This week, Alberta unveiled its proposal for fixing their administrative license suspension law. The Alberta law was declared unconstitutional earlier this year, and the province was given one year to write a new version. Yesterday, they introduced the new version.
Bill 29 creates a new regime to deal with the problem of alcohol and drug-impaired driving but, in my view, does not cure the constitutional defects inherent in the legislation.
The Alberta Court of Appeal ruled that the law was constitutionally invalid due to the fact that it hinged upon a criminal prosecution, and violated the right to be presumed innocent. The disposition of the criminal charge guaranteed termination of the license suspension.
The Court of Appeal said this about the law:
 There are two things that can be said about the administrative licence suspension regime. The first is that it is clearly effective. Nothing could better achieve the three elements of effective deterrence (certainty, celerity, and severity) than the universal, immediate licence suspension of every driver who is charged, regardless of hardship, due process, or actual guilt.
 The second thing that can be said about the regime is that it was designed without any consideration for constitutional values underlying the Canadian legal system. Nowhere in the Provincial Strategy is there any discussion or recognition of the effect that the administrative licence suspension regime might have on the rights of drivers. Examples of the insensitivity of the Provincial Strategy to core Charter values can be seen in the extracts reproduced supra, paras. 18-20, where it refers to these constitutional values as mischievous, technical and illegitimate strategies.
The new version of the legislation imposes a 90-day immediate prohibition from driving. You may find that to be similar to our impaired driving legislation in British Columbia. Another striking similarity to the first, unconstitutional, version of the Immediate Roadside Prohibition legislation is the fact that upon conclusion of the 90-day prohibition, the individual is then required to install an Ignition Interlock device. However, unlike the BC legislation, the Interlock requirement is terminated if the person sacrifices their license for one year.
The problem that arises with the constitutionality of this scheme, however, is where it impacts the ability of drivers to engage the criminal justice system. In Alberta, drivers can plead guilty and apply for something called a “curative discharge.” By participating in the curative discharge program, a person can reinstate their license sooner than the one-year minimum, if they agree to install an ignition interlock device in their vehicle.
But how will this legislation impact drivers?
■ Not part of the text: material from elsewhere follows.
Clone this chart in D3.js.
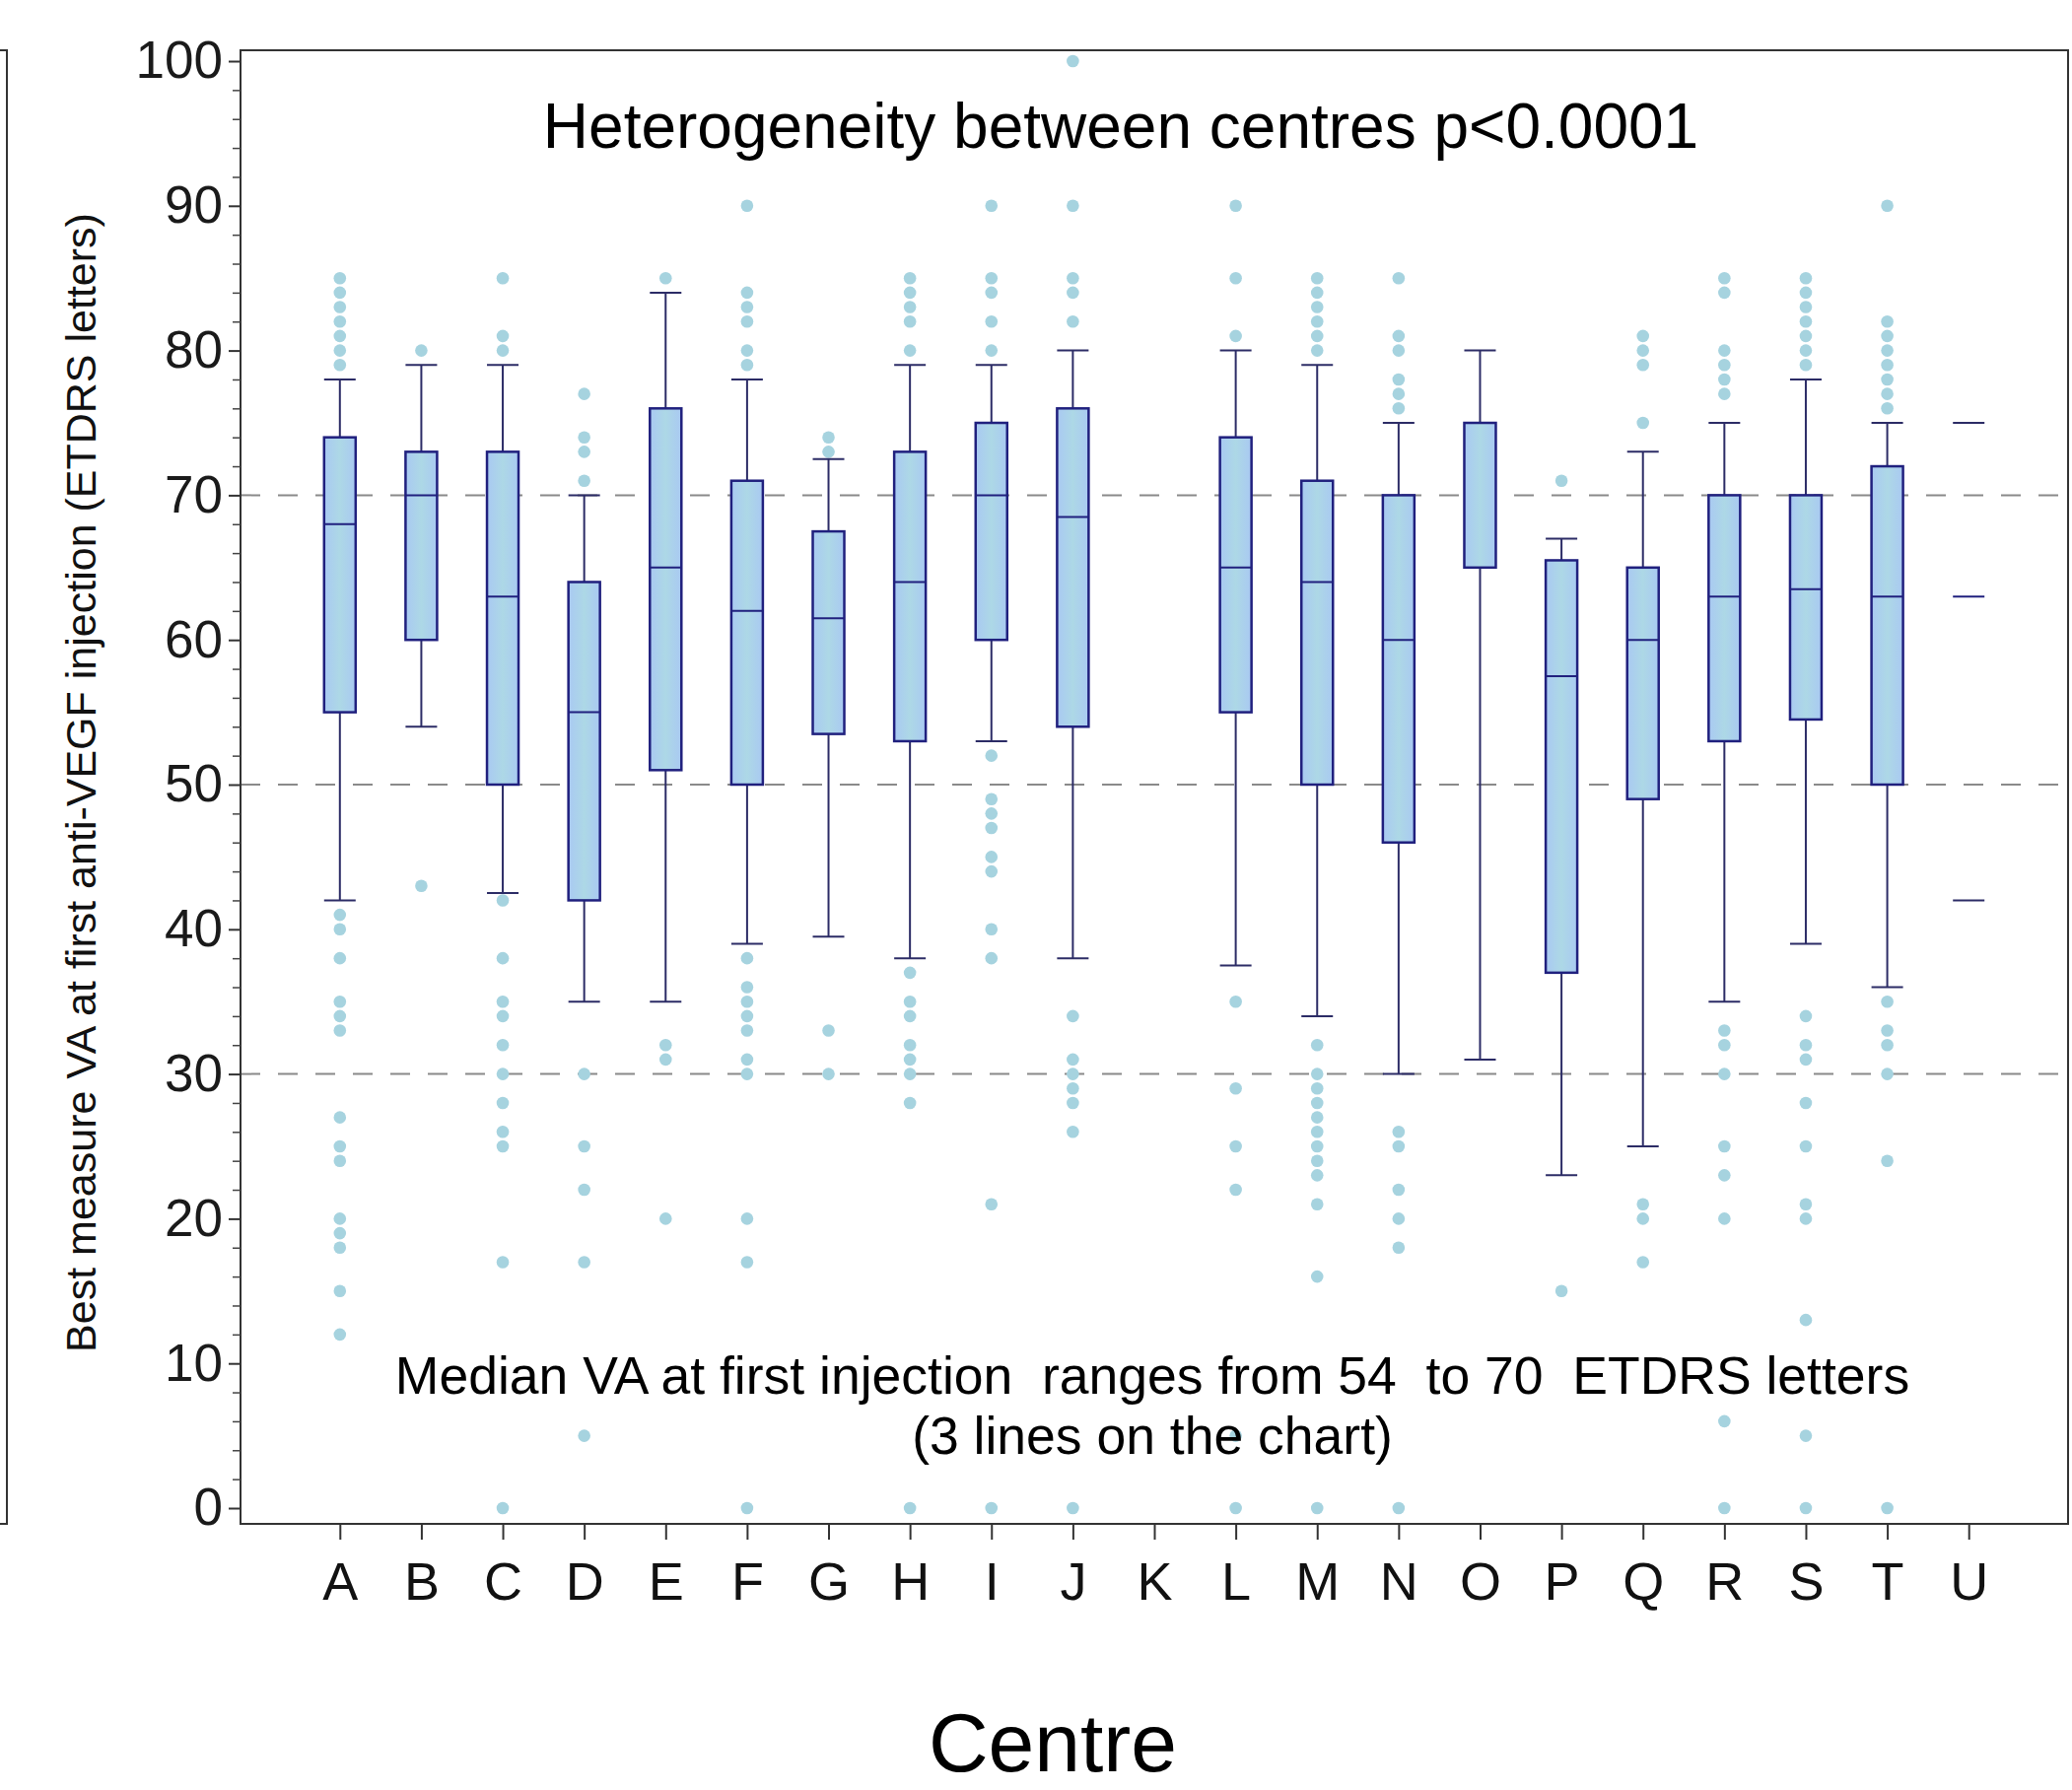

If the province is effectively counting the 90 days and then the Interlock as fulfillment of the requirements of a curative discharge on sentencing, then there is a problem: the curative discharge is administered in all cases, by the Province, and the criminal power over sentencing has been usurped by the legislation. Alternatively, if the administrative provisions do not fulfill the obligations under the curative discharge program then they frustrate the ability of the court to apply the sentence. The person cannot participate in the curative discharge licensing scheme if they are already subject to these conditions.
Was the intention to eliminate the curative discharge? This seems to be the effect of the legislation. It’s an inherent structural problem.
But inherent structural problems may fall into a category that the Court considered as violating Section 7 of the Charter: inherently bad laws. The Alberta Court of Appeal said this:
 Bedford at para. 96 held that s. 7 also addresses the problem of “inherently bad laws”, through the principles of fundamental justice. That includes those laws that impact the liberty interests of citizens and offend the basic values against arbitrariness, overbreadth, and gross disproportionality. These are distinct concepts but they can overlap: Bedford at paras. 106-7. The norms against arbitrariness and overbreadth protect against the evil that results where the deprivation of liberty is not connected to the purpose of the law. The third concept of “gross disproportionality” is directed against the situation where the deprivation of liberty is connected to the law’s objective, but the impact is so severe it offends fundamental norms: Bedford at paras. 108-9.
Time will tell. It is inevitable that there will be another constitutional challenge to this version of the impaired driving legislation, and the Alberta Court of Appeal may well be asked again to determine these issues.
In the meantime, it is the accused individuals in Alberta who will pay the price for a poorly drafted, structurally flawed, and ill-conceived law.